For an overview of the segmentation results of the proposed automatic method on our proposed dataset, see Fig. 4.

Fig. 4
figure 4

Some sample input images (top row) and the outputs of our proposed framework10 (bottom row).

Data Records

All annotated images are available as the APACS23 dataset31 under the Creative Commons Attribution 4.0 International (CC BY 4.0) license deposited in an Open Science Framework (OSF) repository.

We have split the images into a training and a test set to ensure appropriate tools for training and evaluating the algorithms for the automated segmentation task. This clear splitting aims to be used in any further development related to the field for an official evaluation as a benchmark. Moreover, we plan to organize an international challenge to make a reliable evaluation and performance measurement for the participants.

As indicated in the previous sections, the image slices from 3 smears were included in the training data set (2227 images), and image slices from 2 smears were included in the test data set (1338 images). Considering the number of cells, the training dataset contains circa 30 000 cells, while the test dataset contains nearly 7 000 cells. Therefore, the full downloadable dataset includes a training and a test part as seen in Table 1.

Table 1 Details of the published dataset.

The input images are saved as three-channel RGB digital color images with a resolution of 2000 × 2000 pixels in JPEG format. The manual annotation for any input image is saved with the same name as a single-channel binary image in PNG format. As shown in Table 1, the total downloadable dataset contains 7 130 files organized into 4 folders with a total size of 1.6 GB.

Technical Validation

Following the automated annotation process, the team leader manually re-annotated the images in the test dataset, taking into account the algorithm’s output. This step serves as a form of technical validation or can be seen as a hybrid annotation approach involving both machine and human input. In cases, where the algorithm fails to find a manually annotated cell or incorrectly detects images that are not classified as cells, the following problems may systematically be the cause:

  • poor quality of staining/differentiation: faint or over-staining, altered cell morphology or nucleus-to-plasma ratio;

  • visual field clogged with bacteria or contamination;

  • staining problems of cellular components and tissues;

  • thick, bloody, fragmented visual field.

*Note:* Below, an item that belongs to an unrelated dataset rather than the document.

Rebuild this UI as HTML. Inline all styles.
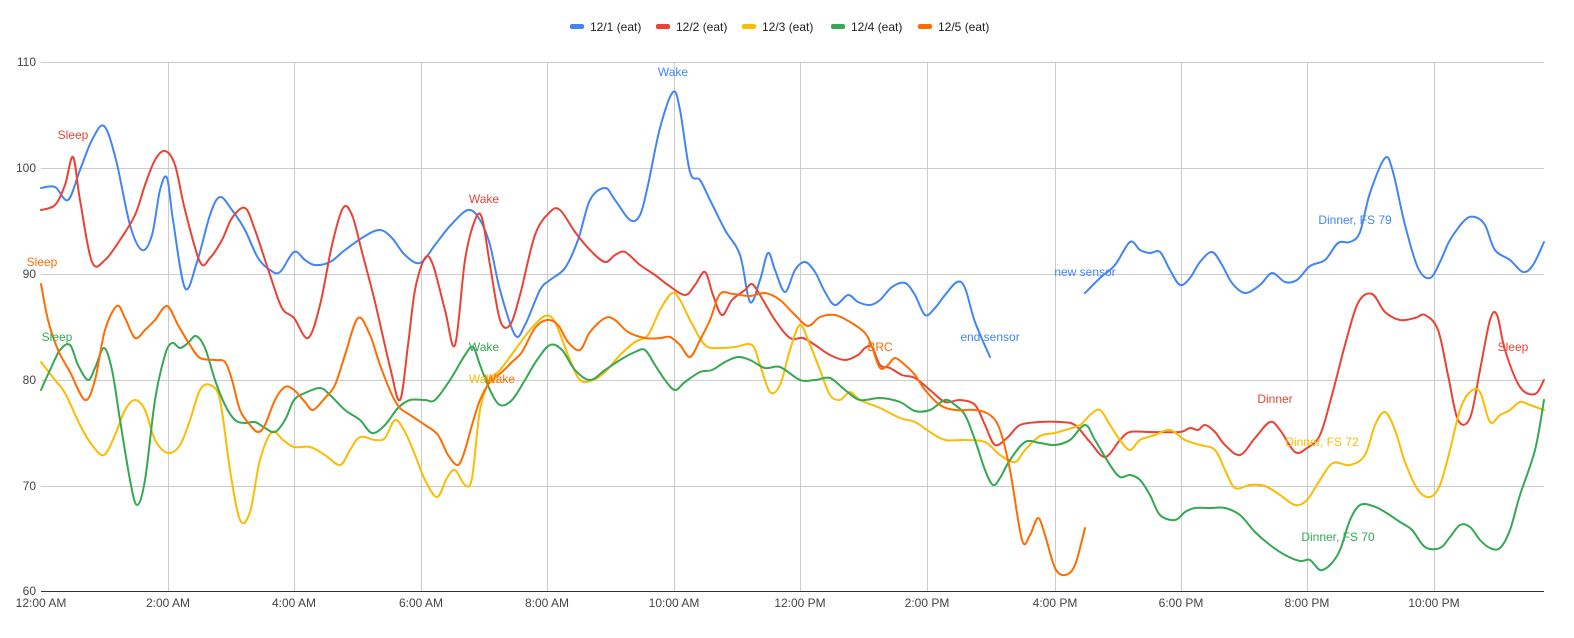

Another significant issue arose when cells were located at the edges of the visual fields, which were only partially visible (usually consisting of cytoplasm/cell wall fragments without nuclei), were decided to be excluded from manual annotation. However, the algorithm detects these cells with a high degree of accuracy.

Usage Notes

Given the clinical nature of the data, the dataset is published under the Creative Commons Attribution 4.0 International (CC BY 4.0) license to facilitate the implementation and integration of reliable computer-aided diagnosis (CAD) systems in the clinical workflow for early cancer detection. Any special inquiries or requests regarding the re-distribution, modification, transformation, or use of the data should be directed and communicated to the authors.

Due to the nature of our model, that is, using the outputs of other models in addition to the input image, the total wall time required to generate the segmentation masks for a given image has also significantly increased. This is also true for the training process, where using any number of pre-trained models means that we first need to pass the input image through these models before passing them to the ensemble model. In an attempt to alleviate this problem, the proposed framework reads each input image only once to reduce the number of I/O operations, stores the image in memory, and passes it to each individual FCN algorithm as well as to the ensemble model. In the future, we also plan to experiment with additional mechanisms and techniques to speed up this process.